* _EXERCISE_
Write out the data again in full, exactly as it reads.

* _SUPPLIED MATERIAL_
_ _ _

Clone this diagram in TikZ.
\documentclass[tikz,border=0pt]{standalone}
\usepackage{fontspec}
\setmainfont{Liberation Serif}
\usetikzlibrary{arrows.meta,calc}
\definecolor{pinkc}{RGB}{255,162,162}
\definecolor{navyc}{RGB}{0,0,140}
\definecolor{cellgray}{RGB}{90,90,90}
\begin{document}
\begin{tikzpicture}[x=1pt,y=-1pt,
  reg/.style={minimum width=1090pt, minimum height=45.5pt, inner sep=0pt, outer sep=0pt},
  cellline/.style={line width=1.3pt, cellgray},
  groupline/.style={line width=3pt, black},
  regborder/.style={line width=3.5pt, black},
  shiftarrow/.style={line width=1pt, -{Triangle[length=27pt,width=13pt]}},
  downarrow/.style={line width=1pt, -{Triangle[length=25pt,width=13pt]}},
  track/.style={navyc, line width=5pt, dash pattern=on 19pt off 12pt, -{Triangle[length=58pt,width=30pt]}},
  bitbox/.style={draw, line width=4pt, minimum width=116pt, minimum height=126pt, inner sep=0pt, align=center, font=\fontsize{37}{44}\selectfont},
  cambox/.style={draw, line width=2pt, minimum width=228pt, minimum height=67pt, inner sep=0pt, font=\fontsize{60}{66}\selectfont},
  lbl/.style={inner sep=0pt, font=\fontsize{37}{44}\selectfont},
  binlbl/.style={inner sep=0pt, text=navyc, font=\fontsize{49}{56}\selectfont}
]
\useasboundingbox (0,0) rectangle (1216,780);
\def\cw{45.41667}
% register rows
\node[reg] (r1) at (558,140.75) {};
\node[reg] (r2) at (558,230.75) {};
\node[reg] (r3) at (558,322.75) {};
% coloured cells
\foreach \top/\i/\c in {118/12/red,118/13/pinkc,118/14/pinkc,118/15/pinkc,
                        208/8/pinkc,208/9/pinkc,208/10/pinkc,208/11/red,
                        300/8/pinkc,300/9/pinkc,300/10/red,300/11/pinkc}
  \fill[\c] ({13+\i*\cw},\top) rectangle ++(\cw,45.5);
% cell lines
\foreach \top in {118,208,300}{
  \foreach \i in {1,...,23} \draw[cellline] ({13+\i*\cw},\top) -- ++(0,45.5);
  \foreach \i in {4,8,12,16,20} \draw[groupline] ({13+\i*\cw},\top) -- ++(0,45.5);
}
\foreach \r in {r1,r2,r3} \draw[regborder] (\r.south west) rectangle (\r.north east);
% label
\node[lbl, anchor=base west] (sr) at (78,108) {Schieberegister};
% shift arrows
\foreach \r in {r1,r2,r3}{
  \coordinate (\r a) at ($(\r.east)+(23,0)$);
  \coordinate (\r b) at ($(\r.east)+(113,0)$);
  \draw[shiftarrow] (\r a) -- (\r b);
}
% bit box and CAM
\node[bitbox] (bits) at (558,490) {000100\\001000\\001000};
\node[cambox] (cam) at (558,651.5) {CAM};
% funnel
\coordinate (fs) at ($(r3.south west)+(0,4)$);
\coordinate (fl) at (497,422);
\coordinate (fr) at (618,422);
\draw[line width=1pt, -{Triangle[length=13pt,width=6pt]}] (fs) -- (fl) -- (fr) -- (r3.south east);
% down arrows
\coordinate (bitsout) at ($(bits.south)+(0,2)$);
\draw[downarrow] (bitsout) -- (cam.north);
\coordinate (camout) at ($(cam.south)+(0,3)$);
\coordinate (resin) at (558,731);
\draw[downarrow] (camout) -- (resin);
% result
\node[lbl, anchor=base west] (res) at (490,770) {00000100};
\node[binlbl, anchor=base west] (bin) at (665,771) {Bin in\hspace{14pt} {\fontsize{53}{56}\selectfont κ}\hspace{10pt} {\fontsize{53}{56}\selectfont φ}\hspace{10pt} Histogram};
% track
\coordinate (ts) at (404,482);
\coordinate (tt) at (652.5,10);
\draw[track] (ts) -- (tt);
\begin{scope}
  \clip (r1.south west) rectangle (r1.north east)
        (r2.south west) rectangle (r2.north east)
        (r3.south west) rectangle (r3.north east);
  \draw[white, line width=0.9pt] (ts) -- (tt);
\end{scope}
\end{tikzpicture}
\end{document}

_ _ _

* _SOLUTION BELOW_
Clone this diagram in TikZ.
\documentclass[tikz,border=0pt]{standalone}
\usepackage{fontspec}
\setmainfont{Liberation Serif}
\usetikzlibrary{arrows.meta,calc}
\definecolor{pinkc}{RGB}{255,162,162}
\definecolor{navyc}{RGB}{0,0,140}
\definecolor{cellgray}{RGB}{90,90,90}
\begin{document}
\begin{tikzpicture}[x=1pt,y=-1pt,
  reg/.style={minimum width=1090pt, minimum height=45.5pt, inner sep=0pt, outer sep=0pt},
  cellline/.style={line width=1.3pt, cellgray},
  groupline/.style={line width=3pt, black},
  regborder/.style={line width=3.5pt, black},
  shiftarrow/.style={line width=1pt, -{Triangle[length=27pt,width=13pt]}},
  downarrow/.style={line width=1pt, -{Triangle[length=25pt,width=13pt]}},
  track/.style={navyc, line width=5pt, dash pattern=on 19pt off 12pt, -{Triangle[length=58pt,width=30pt]}},
  bitbox/.style={draw, line width=4pt, minimum width=116pt, minimum height=126pt, inner sep=0pt, align=center, font=\fontsize{37}{44}\selectfont},
  cambox/.style={draw, line width=2pt, minimum width=228pt, minimum height=67pt, inner sep=0pt, font=\fontsize{60}{66}\selectfont},
  lbl/.style={inner sep=0pt, font=\fontsize{37}{44}\selectfont},
  binlbl/.style={inner sep=0pt, text=navyc, font=\fontsize{49}{56}\selectfont}
]
\useasboundingbox (0,0) rectangle (1216,780);
\def\cw{45.41667}
% register rows
\node[reg] (r1) at (558,140.75) {};
\node[reg] (r2) at (558,230.75) {};
\node[reg] (r3) at (558,322.75) {};
% coloured cells
\foreach \top/\i/\c in {118/12/red,118/13/pinkc,118/14/pinkc,118/15/pinkc,
                        208/8/pinkc,208/9/pinkc,208/10/pinkc,208/11/red,
                        300/8/pinkc,300/9/pinkc,300/10/red,300/11/pinkc}
  \fill[\c] ({13+\i*\cw},\top) rectangle ++(\cw,45.5);
% cell lines
\foreach \top in {118,208,300}{
  \foreach \i in {1,...,23} \draw[cellline] ({13+\i*\cw},\top) -- ++(0,45.5);
  \foreach \i in {4,8,12,16,20} \draw[groupline] ({13+\i*\cw},\top) -- ++(0,45.5);
}
\foreach \r in {r1,r2,r3} \draw[regborder] (\r.south west) rectangle (\r.north east);
% label
\node[lbl, anchor=base west] (sr) at (78,108) {Schieberegister};
% shift arrows
\foreach \r in {r1,r2,r3}{
  \coordinate (\r a) at ($(\r.east)+(23,0)$);
  \coordinate (\r b) at ($(\r.east)+(113,0)$);
  \draw[shiftarrow] (\r a) -- (\r b);
}
% bit box and CAM
\node[bitbox] (bits) at (558,490) {000100\\001000\\001000};
\node[cambox] (cam) at (558,651.5) {CAM};
% funnel
\coordinate (fs) at ($(r3.south west)+(0,4)$);
\coordinate (fl) at (497,422);
\coordinate (fr) at (618,422);
\draw[line width=1pt, -{Triangle[length=13pt,width=6pt]}] (fs) -- (fl) -- (fr) -- (r3.south east);
% down arrows
\coordinate (bitsout) at ($(bits.south)+(0,2)$);
\draw[downarrow] (bitsout) -- (cam.north);
\coordinate (camout) at ($(cam.south)+(0,3)$);
\coordinate (resin) at (558,731);
\draw[downarrow] (camout) -- (resin);
% result
\node[lbl, anchor=base west] (res) at (490,770) {00000100};
\node[binlbl, anchor=base west] (bin) at (665,771) {Bin in\hspace{14pt} {\fontsize{53}{56}\selectfont κ}\hspace{10pt} {\fontsize{53}{56}\selectfont φ}\hspace{10pt} Histogram};
% track
\coordinate (ts) at (404,482);
\coordinate (tt) at (652.5,10);
\draw[track] (ts) -- (tt);
\begin{scope}
  \clip (r1.south west) rectangle (r1.north east)
        (r2.south west) rectangle (r2.north east)
        (r3.south west) rectangle (r3.north east);
  \draw[white, line width=0.9pt] (ts) -- (tt);
\end{scope}
\end{tikzpicture}
\end{document}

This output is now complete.